• _WRITTEN EXERCISE_
Give back every line exactly as it appears, pictures excluded.

• _SOURCE EXCERPT_

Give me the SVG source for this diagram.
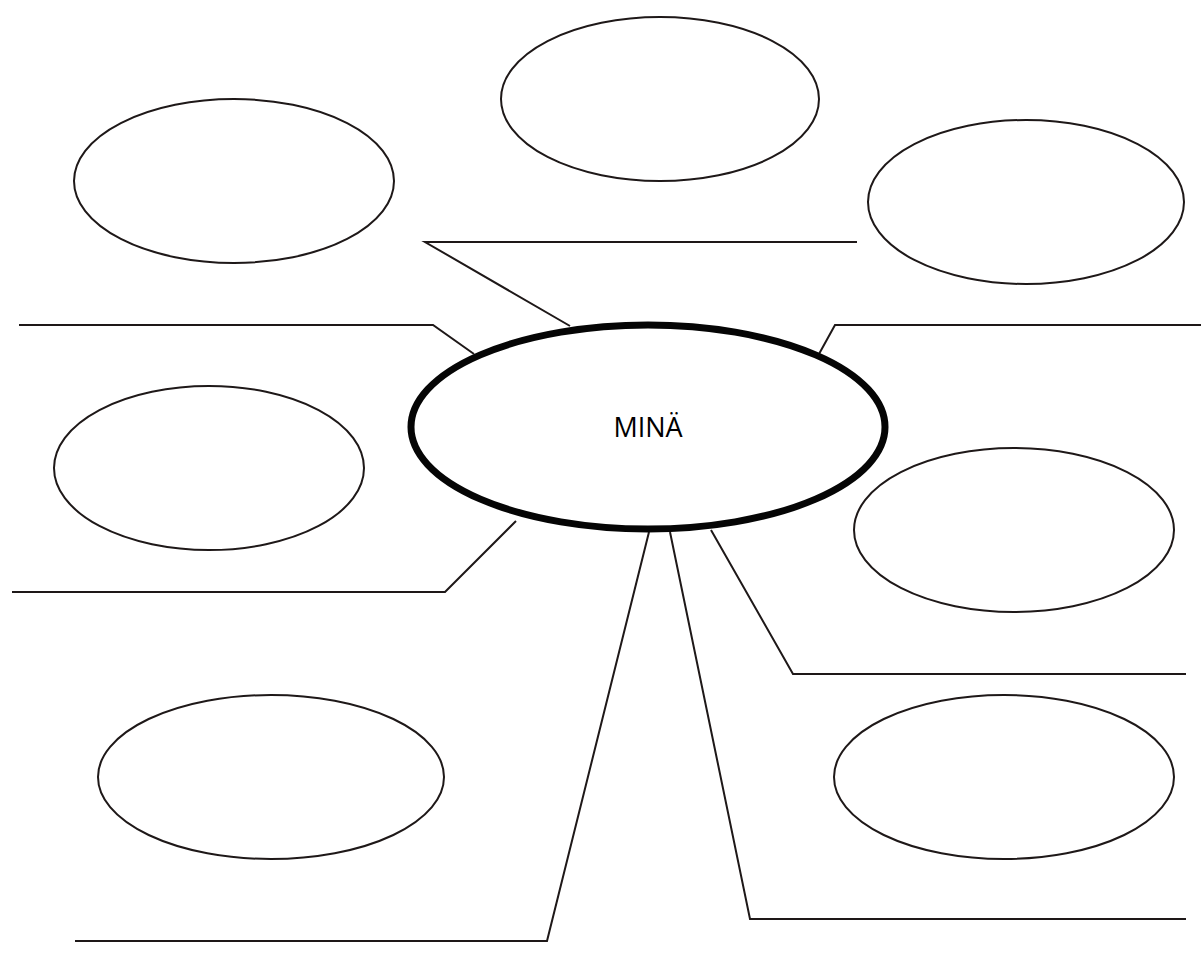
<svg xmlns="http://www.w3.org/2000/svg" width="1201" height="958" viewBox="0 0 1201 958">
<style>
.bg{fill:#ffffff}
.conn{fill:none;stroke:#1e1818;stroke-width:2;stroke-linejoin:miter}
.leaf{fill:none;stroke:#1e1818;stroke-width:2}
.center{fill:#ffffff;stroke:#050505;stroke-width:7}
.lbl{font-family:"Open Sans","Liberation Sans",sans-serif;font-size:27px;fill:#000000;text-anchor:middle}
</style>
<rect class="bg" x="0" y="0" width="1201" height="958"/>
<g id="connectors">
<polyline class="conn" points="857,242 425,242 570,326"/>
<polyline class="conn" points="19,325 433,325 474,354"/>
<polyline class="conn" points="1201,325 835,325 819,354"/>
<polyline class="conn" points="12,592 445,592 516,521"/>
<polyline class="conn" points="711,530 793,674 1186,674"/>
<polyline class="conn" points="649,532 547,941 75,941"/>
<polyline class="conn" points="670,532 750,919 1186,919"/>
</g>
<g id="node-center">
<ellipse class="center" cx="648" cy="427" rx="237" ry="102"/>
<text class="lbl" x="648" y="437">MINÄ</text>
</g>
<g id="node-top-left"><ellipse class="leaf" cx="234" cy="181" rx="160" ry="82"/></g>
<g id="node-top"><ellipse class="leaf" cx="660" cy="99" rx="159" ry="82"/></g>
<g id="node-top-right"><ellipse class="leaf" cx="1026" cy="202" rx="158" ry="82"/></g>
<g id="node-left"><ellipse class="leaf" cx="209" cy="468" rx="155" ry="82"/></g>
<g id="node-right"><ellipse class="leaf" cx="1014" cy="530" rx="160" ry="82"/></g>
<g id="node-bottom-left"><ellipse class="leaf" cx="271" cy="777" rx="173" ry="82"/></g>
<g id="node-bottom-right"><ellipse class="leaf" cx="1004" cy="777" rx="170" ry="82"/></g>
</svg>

• _EXERCISE OUTPUT_
Give me the SVG source for this diagram.
<svg xmlns="http://www.w3.org/2000/svg" width="1201" height="958" viewBox="0 0 1201 958">
<style>
.bg{fill:#ffffff}
.conn{fill:none;stroke:#1e1818;stroke-width:2;stroke-linejoin:miter}
.leaf{fill:none;stroke:#1e1818;stroke-width:2}
.center{fill:#ffffff;stroke:#050505;stroke-width:7}
.lbl{font-family:"Open Sans","Liberation Sans",sans-serif;font-size:27px;fill:#000000;text-anchor:middle}
</style>
<rect class="bg" x="0" y="0" width="1201" height="958"/>
<g id="connectors">
<polyline class="conn" points="857,242 425,242 570,326"/>
<polyline class="conn" points="19,325 433,325 474,354"/>
<polyline class="conn" points="1201,325 835,325 819,354"/>
<polyline class="conn" points="12,592 445,592 516,521"/>
<polyline class="conn" points="711,530 793,674 1186,674"/>
<polyline class="conn" points="649,532 547,941 75,941"/>
<polyline class="conn" points="670,532 750,919 1186,919"/>
</g>
<g id="node-center">
<ellipse class="center" cx="648" cy="427" rx="237" ry="102"/>
<text class="lbl" x="648" y="437">MINÄ</text>
</g>
<g id="node-top-left"><ellipse class="leaf" cx="234" cy="181" rx="160" ry="82"/></g>
<g id="node-top"><ellipse class="leaf" cx="660" cy="99" rx="159" ry="82"/></g>
<g id="node-top-right"><ellipse class="leaf" cx="1026" cy="202" rx="158" ry="82"/></g>
<g id="node-left"><ellipse class="leaf" cx="209" cy="468" rx="155" ry="82"/></g>
<g id="node-right"><ellipse class="leaf" cx="1014" cy="530" rx="160" ry="82"/></g>
<g id="node-bottom-left"><ellipse class="leaf" cx="271" cy="777" rx="173" ry="82"/></g>
<g id="node-bottom-right"><ellipse class="leaf" cx="1004" cy="777" rx="170" ry="82"/></g>
</svg>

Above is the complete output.